I started working at a very early age, and I am no stranger to how women are treated in the workplace.
Most of the mistreatment women face is obvious. I have faced pay discrepancies with male co-workers, and
even had my judgment questioned because of my hormones. With all of the obviously sexist behavior
around me, it was hard to pay attention to something else that was occurring right in front of me. In
fact, it took coming to a university and having a professor point out something that should have been
very obvious. Pet names are the workplace ass-grab of this generation.
“Here sweetie let me get that for you” I hear one of my male co-workers say from behind me as I hoist myself up on the counter at work to grab something from the shelf. Regardless, I say “thank you,” not wanting to be impolite. When I turn my back, I stifle a gag and roll my eyes.
I’m an aggressively independent person, but it wasn’t the friendly help that bothered me. It was the words: sweetie, honey, baby, sugar, doll, bird. This is just a short list of the names women are called by their male counterparts in a professional setting. Right about now you’re probably thinking, “What’s this woman’s problem? They were just being kind and offering to help. It’s not like they said, ‘Hey slut, let me give you a hand with that.’” But the issue is that the results, whether negatively intended or not, are just as damaging.
What makes many of these pet names so insidious is that they don’t seem harmful, they seem friendly, so they go unnoticed, and then aren’t directly addressed. When they are mentioned, they are met with exasperated attempts to defend what a good, well-meaning man the perpetrator is. You’re basically digging yourself a grave that will have a tombstone labeled “R.I.P. — the sensitive girl.”
When men call women “sweetie” or “baby” in the work place, they are asserting dominance in a very distinct power dynamic. These names are inherently patronizing, and they further the sexist ideology that exists around women in the work place. Women are already viewed as sensitive, small, fragile things: “Good morning little bird.” That phrase hits me like a big red launch button in the secret nuclear arms race going on in my mind.
First of all, I don’t even let my partner call me honey, sweetie, baby, let alone “little bird.” Second, I am not a little bird. I am an intelligent, powerful, 22-foot-tall, fire-breathing dragon that somehow got compacted into a 5-foot human.
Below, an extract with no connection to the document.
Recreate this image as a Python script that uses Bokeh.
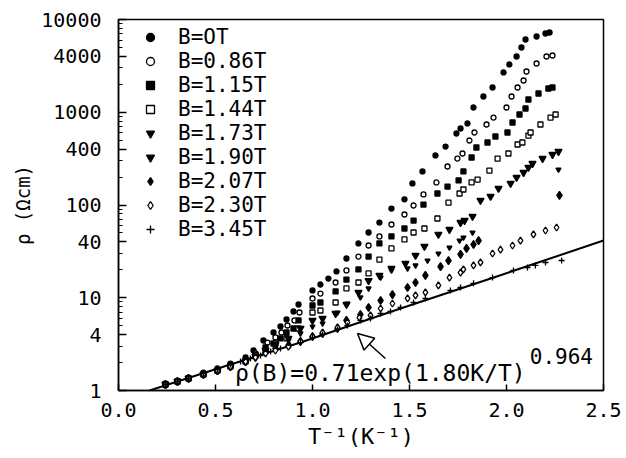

I am the furthest thing from a “little bird” that you will ever meet.
I notice these pet names appear frequently when a woman tries to assert and discuss a wrongdoing in the workplace. They are strategically used to invalidate women and make them feel powerless in the face of conflict. A simple, stern approach, deviating from the sugar-sweet personality that is expected of women, is met with, “oh don’t look now, she’s about to lose it.” Rightful irritation is made out to be irrational behavior. Rather than address- ing the very real issue at hand, a woman’s frustration is made into a joke. Apparently, it’s funny when women get mad. We get laughed at for being “so cute when we’re angry.” Not only am I the “cute little bird,” I’m also the “adorable little angry mouse.”
The real question is, what would happen if the tables were turned? What would the response be if I called my supervisor or even another employee “buddy” or “pal?” What if I laughed at them when they were expressing their frustrations? Something tells me it would not be met with silence, and I don’t think me explaining what a great person I am, or how sensitive they are, would fix it either.
It’s time for everyone to start paying attention to the language we use. Words are not just words. They are met with meaning and intention, and it’s time for their intention to have consequences.